Il semble plus sage de penser que nous construisons une réalité
empirique à partir de notre expérience du monde et que, au fur et
à mesure que cette expérience gagne en précision, en
raffinement et en efficacité prédictive, ses structures doivent
tendre à s'approcher de celles de la réalité
indépendante, quoique nous ne soyons jamais en mesure de
déterminer la distance qui sépare ces deux
réalités. Cette incertitude tend d'ailleurs à identifier
sémantiquement un tel réalisme et un idéalisme
mitigé qui admettraient tout deux une réalité fondamentale
inaccessible et qui plongeraient l'expérience humaine dans une autre
réalité hétérogène et gouvernée par
ses propres contraintes cognitives.

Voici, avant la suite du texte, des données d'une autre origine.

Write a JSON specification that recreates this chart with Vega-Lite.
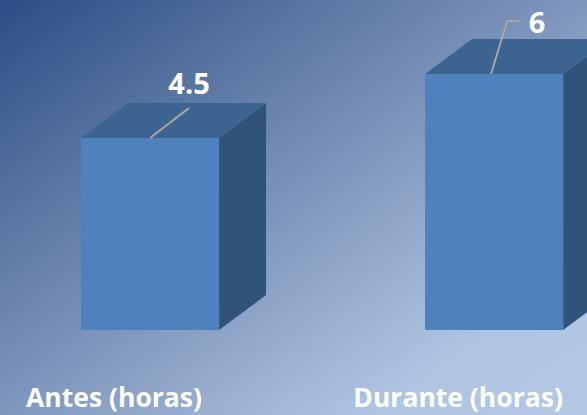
{
"$schema":"https://vega.github.io/schema/vega-lite/v6.json",
"width":587,"height":415,"padding":0,"autosize":{"type":"none"},
"config":{"view":{"stroke":null}},
"view":{"stroke":null,"fill":{"gradient":"linear","x1":0,"y1":0,"x2":1,"y2":1,"stops":[{"offset":0,"color":"#2c4d86"},{"offset":0.25,"color":"#56729f"},{"offset":0.5,"color":"#7f97bd"},{"offset":0.82,"color":"#b0c5e2"},{"offset":1,"color":"#b4c8e4"}]}},
"datasets":{
"bars":[{"category":"Antes (horas)","idx":0,"value":4.5},{"category":"Durante (horas)","idx":1,"value":6}],
"leaders":[{"category":"Antes (horas)","px":0,"py":4.5},{"category":"Antes (horas)","px":0.113,"py":5.2},{"category":"Durante (horas)","px":0.991,"py":6},{"category":"Durante (horas)","px":1.038,"py":7.24},{"category":"Durante (horas)","px":1.076,"py":7.24}]
},
"encoding":{},
"layer":[
{"data":{"name":"bars"},
"transform":[{"calculate":"[datum.idx+0.2006,datum.idx+0.2006+0.1366]","as":"xs"},{"calculate":"[datum.value,datum.value+0.82]","as":"yt"},{"calculate":"[0,0.82]","as":"yb"},{"flatten":["xs","yt","yb"]}],
"mark":{"type":"area","fill":"#30527b","clip":true,"opacity":1},
"encoding":{"x":{"field":"xs","type":"quantitative","scale":{"domain":[-0.436,1.27],"range":[0,587],"nice":false,"zero":false},"axis":null},"y":{"field":"yt","type":"quantitative","scale":{"domain":[-1.992,7.734],"range":[415,0],"nice":false,"zero":false},"axis":null},"y2":{"field":"yb"},"detail":{"field":"category"}}},
{"data":{"name":"bars"},
"transform":[{"calculate":"[datum.idx-0.2006,datum.idx-0.2006+0.1366,datum.idx+0.2006,datum.idx+0.2006+0.1366]","as":"xs"},{"calculate":"[datum.value,datum.value+0.82,datum.value+0.82,datum.value+0.82]","as":"yt"},{"calculate":"[datum.value,datum.value,datum.value,datum.value+0.82]","as":"yb"},{"flatten":["xs","yt","yb"]}],
"mark":{"type":"area","fill":"#3d6491","clip":true,"opacity":1},
"encoding":{"x":{"field":"xs","type":"quantitative","scale":{"domain":[-0.436,1.27],"range":[0,587],"nice":false,"zero":false},"axis":null},"y":{"field":"yt","type":"quantitative","scale":{"domain":[-1.992,7.734],"range":[415,0],"nice":false,"zero":false},"axis":null},"y2":{"field":"yb"},"detail":{"field":"category"}}},
{"data":{"name":"bars"},
"transform":[{"calculate":"datum.idx-0.2006","as":"x0"},{"calculate":"datum.idx+0.2006","as":"x1"}],
"mark":{"type":"rect","fill":"#4f81bd","clip":true},
"encoding":{"x":{"field":"x0","type":"quantitative","scale":{"domain":[-0.436,1.27],"range":[0,587],"nice":false,"zero":false},"axis":null},"x2":{"field":"x1"},"y":{"field":"value","type":"quantitative","scale":{"domain":[-1.992,7.734],"range":[415,0],"nice":false,"zero":false},"axis":null},"y2":{"datum":0}}},
{"data":{"name":"leaders"},
"mark":{"type":"line","stroke":"#a6a6a6","strokeWidth":2,"clip":true},
"encoding":{"x":{"field":"px","type":"quantitative","scale":{"domain":[-0.436,1.27],"range":[0,587],"nice":false,"zero":false},"axis":null},"y":{"field":"py","type":"quantitative","scale":{"domain":[-1.992,7.734],"range":[415,0],"nice":false,"zero":false},"axis":null},"detail":{"field":"category"}}},
{"data":{"name":"bars"},
"transform":[{"filter":"datum.idx==0"}],
"mark":{"type":"text","font":"Open Sans","fontWeight":"bold","fontSize":29,"fill":"#ffffff","dx":39,"dy":-53,"align":"center","baseline":"middle"},
"encoding":{"x":{"field":"idx","type":"quantitative","scale":{"domain":[-0.436,1.27],"range":[0,587],"nice":false,"zero":false},"axis":null},"y":{"field":"value","type":"quantitative","scale":{"domain":[-1.992,7.734],"range":[415,0],"nice":false,"zero":false},"axis":null},"text":{"field":"value","type":"quantitative"}}},
{"data":{"name":"bars"},
"transform":[{"filter":"datum.idx==1"}],
"mark":{"type":"text","font":"Open Sans","fontWeight":"bold","fontSize":29,"fill":"#ffffff","dx":43,"dy":-50,"align":"center","baseline":"middle"},
"encoding":{"x":{"field":"idx","type":"quantitative","scale":{"domain":[-0.436,1.27],"range":[0,587],"nice":false,"zero":false},"axis":null},"y":{"field":"value","type":"quantitative","scale":{"domain":[-1.992,7.734],"range":[415,0],"nice":false,"zero":false},"axis":null},"text":{"field":"value","type":"quantitative"}}},
{"data":{"name":"bars"},
"mark":{"type":"text","font":"Open Sans","fontWeight":"bold","fontSize":26.5,"fill":"#ffffff","dx":-36,"align":"center","baseline":"middle"},
"encoding":{"x":{"field":"idx","type":"quantitative","scale":{"domain":[-0.436,1.27],"range":[0,587],"nice":false,"zero":false},"axis":null},"y":{"datum":-1.62,"type":"quantitative","scale":{"domain":[-1.992,7.734],"range":[415,0],"nice":false,"zero":false},"axis":null},"text":{"field":"category"}}}
]
}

Finalement, si l'on cloisonne
complètement réalité indépendante et
réalité empirique, on doit admettre que ni le paradigme du temps
plat et de l'espace tridimensionnel ni le paradigme relativiste spatiotemporel
quadridimensionnel ne peuvent convenir pour saisir l'ensemble des
phénomènes de la réalité empirique.
Fort de ces conjectures sur les plans
épistémologique et ontologique ainsi que des données que
nous avons réunies sur la physique quantique, nous pouvons nous estimer
relativement bien équipés pour mettre le système de
Leibniz à l'épreuve de cette branche très
problématique de la physique moderne. Il nous faudra cependant toujours
garder à l'esprit cette particularité de la physique quantique
que nous avons bien mise en évidence, à savoir que si son
formalisme connaît unicité et unanimité, ses diverses
interprétations à visée ontologique ne connaissent ni
consensus ni preuve de leur validité. En conséquence c'est
essentiellement à ce formalisme que nous confronterons le système
de Leibniz bien que nous conserverons à ces modèles le rôle
de `'laboratoire théorique'' que d'Espagnat leur attribue.